**Records for this exercise**
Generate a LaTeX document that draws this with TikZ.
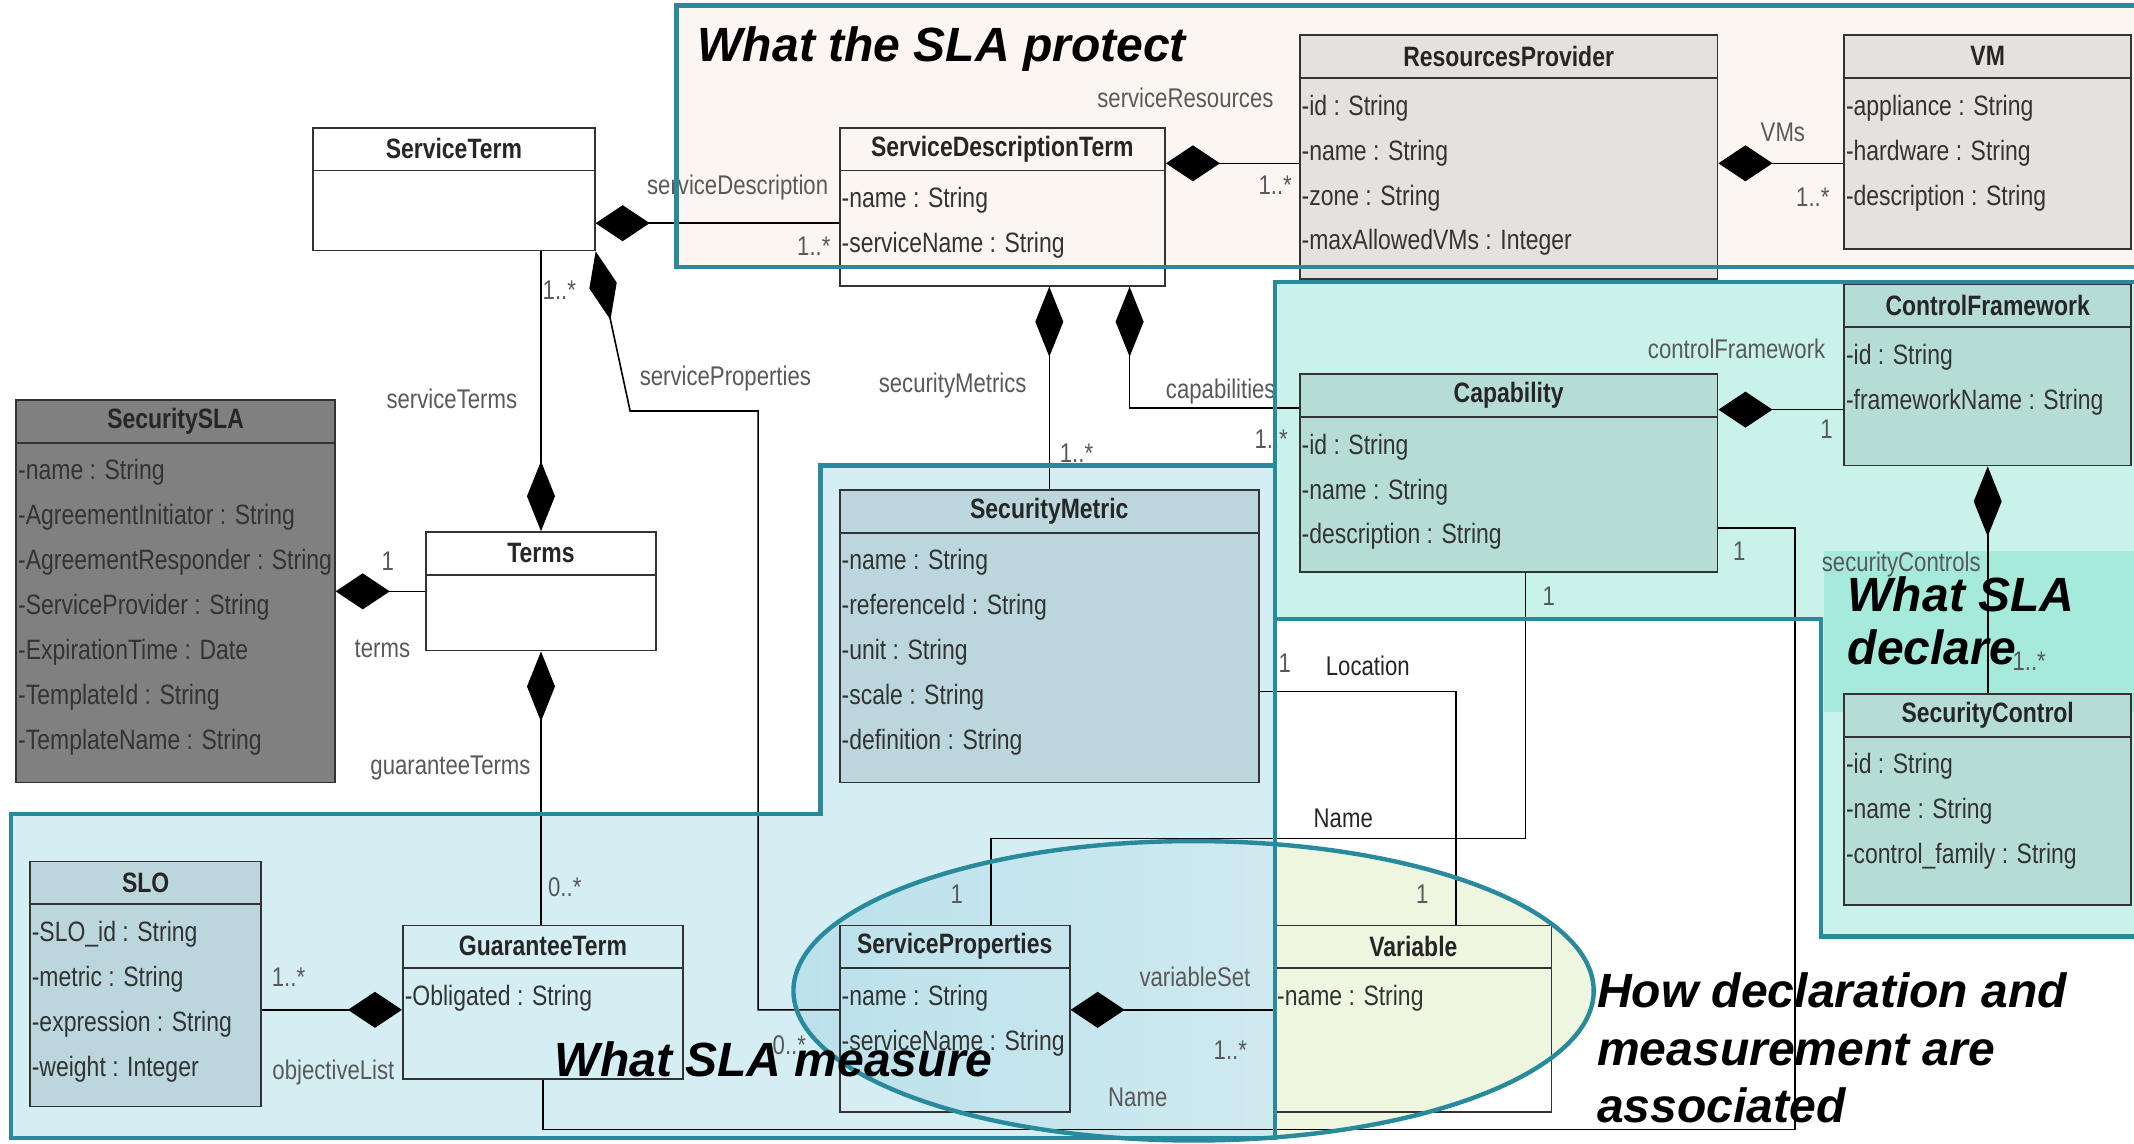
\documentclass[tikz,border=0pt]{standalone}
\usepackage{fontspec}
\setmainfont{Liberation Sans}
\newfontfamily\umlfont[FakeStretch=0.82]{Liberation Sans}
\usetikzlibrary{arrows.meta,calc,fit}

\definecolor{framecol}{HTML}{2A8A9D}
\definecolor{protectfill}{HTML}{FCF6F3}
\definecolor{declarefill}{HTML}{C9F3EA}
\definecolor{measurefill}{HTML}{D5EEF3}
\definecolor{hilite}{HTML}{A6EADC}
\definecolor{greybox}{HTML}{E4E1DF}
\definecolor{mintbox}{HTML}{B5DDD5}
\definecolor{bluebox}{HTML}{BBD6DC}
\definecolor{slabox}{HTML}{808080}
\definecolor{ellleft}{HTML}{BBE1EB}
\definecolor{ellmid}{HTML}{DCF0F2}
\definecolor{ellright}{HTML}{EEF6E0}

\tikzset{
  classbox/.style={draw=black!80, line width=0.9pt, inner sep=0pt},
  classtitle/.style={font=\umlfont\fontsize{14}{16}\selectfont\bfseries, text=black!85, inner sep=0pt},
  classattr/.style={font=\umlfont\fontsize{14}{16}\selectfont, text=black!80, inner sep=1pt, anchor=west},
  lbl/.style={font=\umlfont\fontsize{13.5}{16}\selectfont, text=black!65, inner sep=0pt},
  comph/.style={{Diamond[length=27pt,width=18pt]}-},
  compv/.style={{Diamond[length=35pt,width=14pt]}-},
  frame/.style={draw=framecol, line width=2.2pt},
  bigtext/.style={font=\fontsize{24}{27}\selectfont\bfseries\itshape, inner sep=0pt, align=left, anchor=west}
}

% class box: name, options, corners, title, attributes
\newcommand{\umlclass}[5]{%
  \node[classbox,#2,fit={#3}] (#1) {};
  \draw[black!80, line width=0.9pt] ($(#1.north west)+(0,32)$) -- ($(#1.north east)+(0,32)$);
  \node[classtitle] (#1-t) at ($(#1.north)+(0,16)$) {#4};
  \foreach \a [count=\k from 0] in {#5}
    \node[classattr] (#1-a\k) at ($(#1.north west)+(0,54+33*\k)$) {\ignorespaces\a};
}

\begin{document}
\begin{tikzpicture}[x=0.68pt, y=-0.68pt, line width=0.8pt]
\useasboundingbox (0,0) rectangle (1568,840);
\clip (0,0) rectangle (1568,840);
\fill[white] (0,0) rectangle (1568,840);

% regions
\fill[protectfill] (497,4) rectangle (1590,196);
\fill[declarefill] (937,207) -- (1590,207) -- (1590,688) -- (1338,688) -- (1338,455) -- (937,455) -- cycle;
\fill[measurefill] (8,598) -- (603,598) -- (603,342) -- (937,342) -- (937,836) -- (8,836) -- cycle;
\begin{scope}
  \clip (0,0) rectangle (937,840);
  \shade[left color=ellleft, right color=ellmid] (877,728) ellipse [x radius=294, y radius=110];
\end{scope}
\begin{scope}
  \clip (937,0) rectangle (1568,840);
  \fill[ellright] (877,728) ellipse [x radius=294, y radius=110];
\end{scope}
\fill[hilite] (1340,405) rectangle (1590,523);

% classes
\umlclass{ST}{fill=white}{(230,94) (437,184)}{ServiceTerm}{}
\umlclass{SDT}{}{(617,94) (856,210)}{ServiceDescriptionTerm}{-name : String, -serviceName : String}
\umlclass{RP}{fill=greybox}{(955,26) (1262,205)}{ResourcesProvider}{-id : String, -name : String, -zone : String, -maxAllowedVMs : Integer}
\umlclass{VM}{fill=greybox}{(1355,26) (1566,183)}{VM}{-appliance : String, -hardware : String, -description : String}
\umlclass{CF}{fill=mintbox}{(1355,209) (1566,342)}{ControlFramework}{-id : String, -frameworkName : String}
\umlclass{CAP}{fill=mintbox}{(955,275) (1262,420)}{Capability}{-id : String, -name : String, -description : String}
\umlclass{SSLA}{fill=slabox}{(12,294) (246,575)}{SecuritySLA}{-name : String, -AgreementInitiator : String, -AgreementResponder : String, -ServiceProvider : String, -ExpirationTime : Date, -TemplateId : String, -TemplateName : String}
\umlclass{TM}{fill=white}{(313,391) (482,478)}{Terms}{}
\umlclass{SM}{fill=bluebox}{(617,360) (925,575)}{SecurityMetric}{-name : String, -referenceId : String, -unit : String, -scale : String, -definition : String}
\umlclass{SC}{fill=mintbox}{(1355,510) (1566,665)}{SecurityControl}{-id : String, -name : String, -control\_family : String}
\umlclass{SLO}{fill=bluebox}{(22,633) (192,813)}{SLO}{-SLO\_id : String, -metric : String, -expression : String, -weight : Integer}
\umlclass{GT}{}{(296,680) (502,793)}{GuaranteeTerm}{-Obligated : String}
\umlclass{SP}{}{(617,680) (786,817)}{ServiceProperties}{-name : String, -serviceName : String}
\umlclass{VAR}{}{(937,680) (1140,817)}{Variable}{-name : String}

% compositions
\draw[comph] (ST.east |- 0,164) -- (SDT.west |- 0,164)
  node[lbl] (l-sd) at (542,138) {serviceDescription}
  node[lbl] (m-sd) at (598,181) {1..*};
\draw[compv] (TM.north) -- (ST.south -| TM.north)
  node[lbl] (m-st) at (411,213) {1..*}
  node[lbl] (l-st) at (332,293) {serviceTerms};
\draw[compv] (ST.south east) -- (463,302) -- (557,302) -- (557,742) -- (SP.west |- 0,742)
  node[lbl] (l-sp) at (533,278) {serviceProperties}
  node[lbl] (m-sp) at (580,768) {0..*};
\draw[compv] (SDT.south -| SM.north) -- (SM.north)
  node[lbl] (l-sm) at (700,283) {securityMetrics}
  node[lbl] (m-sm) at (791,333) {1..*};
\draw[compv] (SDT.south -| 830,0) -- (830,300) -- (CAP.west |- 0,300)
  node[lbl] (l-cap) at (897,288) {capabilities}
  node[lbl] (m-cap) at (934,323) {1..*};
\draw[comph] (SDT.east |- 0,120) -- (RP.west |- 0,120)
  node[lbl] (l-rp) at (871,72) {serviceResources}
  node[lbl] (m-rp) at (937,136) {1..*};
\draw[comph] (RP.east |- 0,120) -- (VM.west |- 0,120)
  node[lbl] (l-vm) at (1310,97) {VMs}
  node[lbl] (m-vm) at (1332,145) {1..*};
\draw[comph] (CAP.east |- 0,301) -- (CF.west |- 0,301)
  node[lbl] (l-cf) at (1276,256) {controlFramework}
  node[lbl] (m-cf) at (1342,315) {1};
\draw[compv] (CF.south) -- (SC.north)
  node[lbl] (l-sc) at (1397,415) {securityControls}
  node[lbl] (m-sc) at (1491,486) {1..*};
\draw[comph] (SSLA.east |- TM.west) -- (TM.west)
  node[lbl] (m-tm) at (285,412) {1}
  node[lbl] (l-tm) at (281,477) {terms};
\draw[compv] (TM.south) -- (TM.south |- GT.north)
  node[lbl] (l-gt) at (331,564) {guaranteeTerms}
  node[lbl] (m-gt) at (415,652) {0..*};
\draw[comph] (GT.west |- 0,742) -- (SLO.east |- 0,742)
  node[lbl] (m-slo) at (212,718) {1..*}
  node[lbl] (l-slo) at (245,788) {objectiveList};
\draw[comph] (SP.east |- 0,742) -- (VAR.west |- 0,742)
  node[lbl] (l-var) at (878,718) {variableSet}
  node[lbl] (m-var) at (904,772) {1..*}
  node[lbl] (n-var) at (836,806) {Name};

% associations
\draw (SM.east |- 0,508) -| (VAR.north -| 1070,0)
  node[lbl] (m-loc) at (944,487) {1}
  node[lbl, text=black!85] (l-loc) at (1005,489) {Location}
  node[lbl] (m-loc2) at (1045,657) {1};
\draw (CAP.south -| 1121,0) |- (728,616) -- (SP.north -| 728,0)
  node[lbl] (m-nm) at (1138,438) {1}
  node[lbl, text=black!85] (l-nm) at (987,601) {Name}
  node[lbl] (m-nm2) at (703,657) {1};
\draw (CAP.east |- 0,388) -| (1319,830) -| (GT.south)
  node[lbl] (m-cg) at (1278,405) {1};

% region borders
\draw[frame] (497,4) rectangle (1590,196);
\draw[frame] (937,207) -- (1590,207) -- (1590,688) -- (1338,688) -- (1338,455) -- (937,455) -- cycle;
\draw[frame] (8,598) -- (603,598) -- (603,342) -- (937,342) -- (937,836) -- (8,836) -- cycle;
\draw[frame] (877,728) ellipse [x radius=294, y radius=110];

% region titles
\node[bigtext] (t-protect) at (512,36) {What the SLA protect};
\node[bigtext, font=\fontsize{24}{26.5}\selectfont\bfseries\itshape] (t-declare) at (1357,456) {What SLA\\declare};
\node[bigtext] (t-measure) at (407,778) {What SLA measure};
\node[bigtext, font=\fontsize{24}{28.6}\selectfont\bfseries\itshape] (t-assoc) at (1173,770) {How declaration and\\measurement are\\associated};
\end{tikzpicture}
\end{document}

...

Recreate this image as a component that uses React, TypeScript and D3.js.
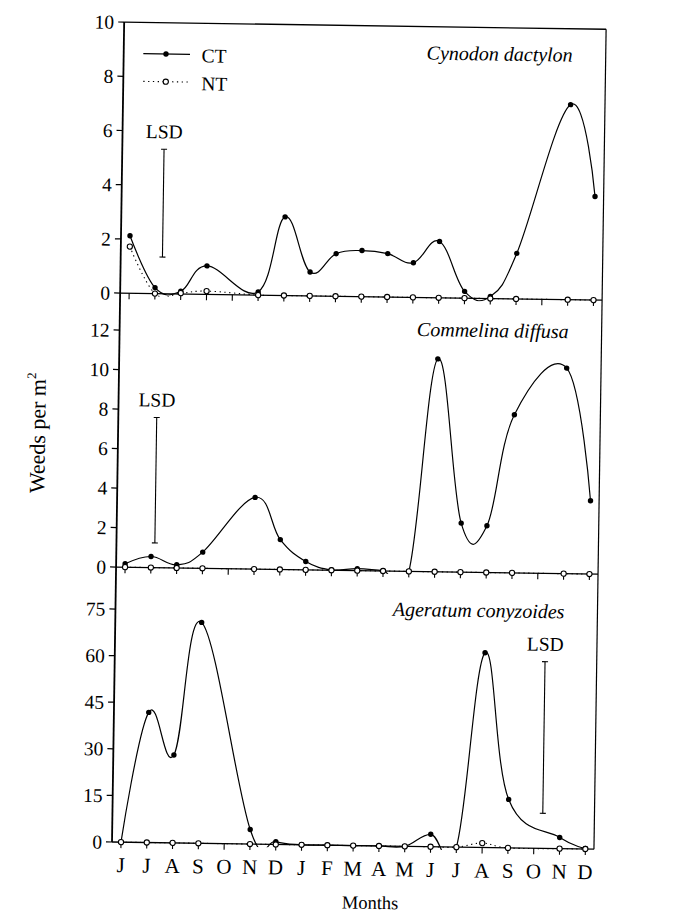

--

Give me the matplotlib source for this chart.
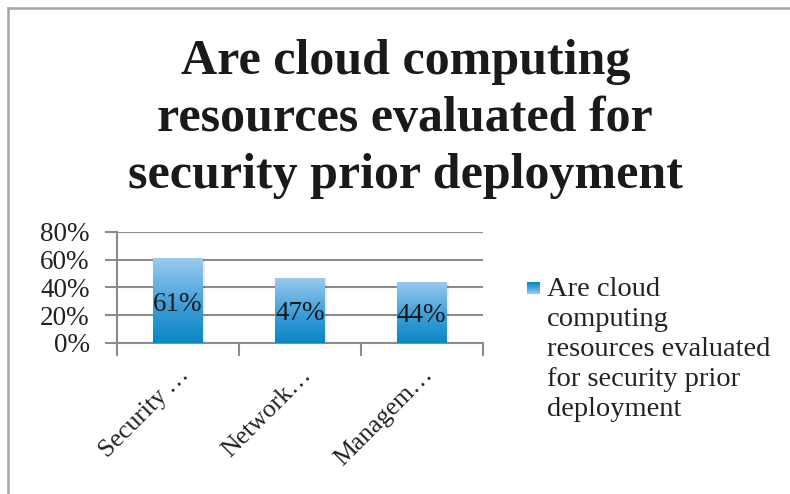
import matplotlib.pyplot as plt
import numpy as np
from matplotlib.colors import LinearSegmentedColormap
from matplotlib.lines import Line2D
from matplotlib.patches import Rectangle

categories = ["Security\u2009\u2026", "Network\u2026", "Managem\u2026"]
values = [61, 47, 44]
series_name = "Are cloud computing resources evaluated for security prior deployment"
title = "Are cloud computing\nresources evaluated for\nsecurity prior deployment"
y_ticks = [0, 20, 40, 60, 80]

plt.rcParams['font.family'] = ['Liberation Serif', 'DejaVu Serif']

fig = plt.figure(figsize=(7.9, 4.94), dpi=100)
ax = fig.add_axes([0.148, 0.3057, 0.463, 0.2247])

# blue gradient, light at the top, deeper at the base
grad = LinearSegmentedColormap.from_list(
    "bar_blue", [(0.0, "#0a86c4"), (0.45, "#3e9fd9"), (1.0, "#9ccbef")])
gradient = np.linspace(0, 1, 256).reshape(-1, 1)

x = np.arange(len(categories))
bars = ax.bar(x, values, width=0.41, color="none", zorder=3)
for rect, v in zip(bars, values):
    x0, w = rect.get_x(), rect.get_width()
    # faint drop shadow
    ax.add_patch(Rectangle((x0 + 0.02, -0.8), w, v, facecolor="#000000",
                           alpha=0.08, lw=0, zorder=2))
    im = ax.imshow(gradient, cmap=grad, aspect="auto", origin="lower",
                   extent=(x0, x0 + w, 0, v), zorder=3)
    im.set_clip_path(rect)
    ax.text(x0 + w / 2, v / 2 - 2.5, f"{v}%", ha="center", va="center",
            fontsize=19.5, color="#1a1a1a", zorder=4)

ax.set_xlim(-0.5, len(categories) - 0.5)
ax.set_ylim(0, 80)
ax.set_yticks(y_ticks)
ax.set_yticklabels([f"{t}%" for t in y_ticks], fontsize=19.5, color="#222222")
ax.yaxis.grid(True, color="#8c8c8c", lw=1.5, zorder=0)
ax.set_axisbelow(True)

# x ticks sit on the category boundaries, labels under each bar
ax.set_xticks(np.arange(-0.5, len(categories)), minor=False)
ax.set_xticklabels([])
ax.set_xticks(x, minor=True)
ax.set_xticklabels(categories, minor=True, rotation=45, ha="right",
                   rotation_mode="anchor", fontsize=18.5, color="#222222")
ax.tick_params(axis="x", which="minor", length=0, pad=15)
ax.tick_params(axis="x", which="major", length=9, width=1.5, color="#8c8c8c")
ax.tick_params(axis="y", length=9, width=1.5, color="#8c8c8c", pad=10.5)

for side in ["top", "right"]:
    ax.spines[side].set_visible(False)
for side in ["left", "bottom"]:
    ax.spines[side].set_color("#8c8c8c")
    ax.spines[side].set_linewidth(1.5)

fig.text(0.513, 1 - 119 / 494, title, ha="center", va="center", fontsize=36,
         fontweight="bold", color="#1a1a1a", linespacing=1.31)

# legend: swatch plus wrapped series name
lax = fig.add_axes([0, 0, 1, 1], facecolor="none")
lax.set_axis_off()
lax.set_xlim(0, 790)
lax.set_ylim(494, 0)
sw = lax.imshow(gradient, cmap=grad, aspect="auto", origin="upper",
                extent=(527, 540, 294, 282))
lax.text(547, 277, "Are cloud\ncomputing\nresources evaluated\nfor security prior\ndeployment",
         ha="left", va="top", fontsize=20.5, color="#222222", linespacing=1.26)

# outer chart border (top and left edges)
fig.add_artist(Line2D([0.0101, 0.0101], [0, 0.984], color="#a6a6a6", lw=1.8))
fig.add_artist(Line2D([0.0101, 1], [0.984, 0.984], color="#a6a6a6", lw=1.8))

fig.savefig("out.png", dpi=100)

**Given request**
Filter the listing for the word "chart" and copy every line that holds it.

**Expected answer**
Give me the matplotlib source for this chart.
# outer chart border (top and left edges)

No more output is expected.